What was the weirdest belief you ever personally held?

My brother was convinced that lovebugs were venomous, but I didn’t listen to him on that one. He was walking outside the house in a place that had a lot of lovebugs and he got painfully stung. My theory is that there was a wasp hiding amongst them that had flimsy-looking yet dark black wings like lovebugs do and he got them confused. Looking at Wikipedia I see that some spider wasps look vaguely lovebuggish and I seem to remember other wasps looking that way as well.

My wife as a child believed that all dogs were boys and all cats were girls.

Other than thinking that magical and super abilities could manifest themselves IRL if you trained, studied, or worked hard enough at it, I can’t remember any other real weird stuff I believed from when I was a kid.

Did you read The Wonderful Story of Henry Sugar? I believed that was a true story.

When I was 6, my aunt, who often stayed with us, called out to me, “Archie is on!”

It was after 8 PM, yet I thought it was Archie and the kids from Riverdale. The cartoon. Of course, it was a 2nd season episode of “All in the Family”.

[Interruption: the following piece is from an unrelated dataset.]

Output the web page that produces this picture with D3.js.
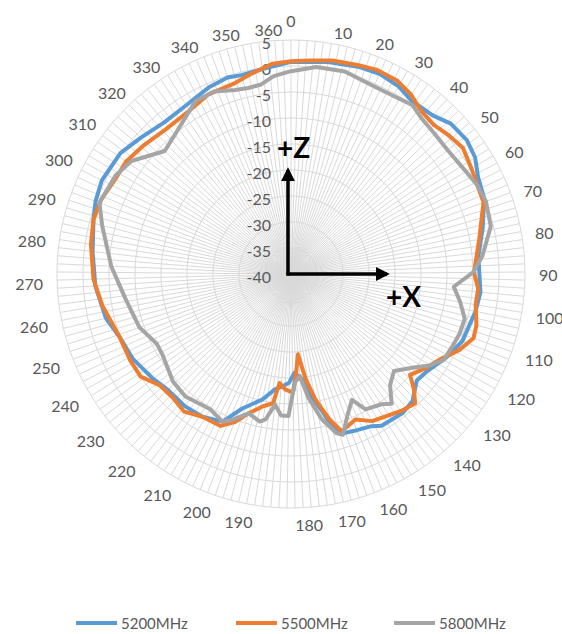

You would have loved the BBC spaghetti tree video. Spaghetti-tree hoax - Wikipedia

The theme of this thread is supposed to be weird things you believe in, not demonstrably true things you subscribe to. Being able to hex a field goal kicker is every bit as normal as the ‘loser-rays’ I exude every time I watch my home team Lions play. Yes, I can make the Lions lose any time I choose. All I have to do is watch more that 30 seconds of a game (sometimes even less!) and it is virtually certain that the Lions will lose that particular game. If I don’t watch, there’s a fair chance they may win (oftentimes because of some spectacular play that I missed), but if I do watch, well…

I don’t believe in magic, so I figure the strong positive correlation between these two factors is best explained as being caused by reflected sunlight shining back from Saturn.

This is like the ‘cold rays’ that the moon emits. It’s demonstrably observable: clear night, full moon visible - it’s usually cold…

Were you the Ravenous Bugblatter Beast of Traal?

Save that question for when R comes up in Botticelli.

In kindergarten, I believed President Lincoln had freed the sleighs (which I assumed had somehow gotten stuck in the snow), thus saving Christmas.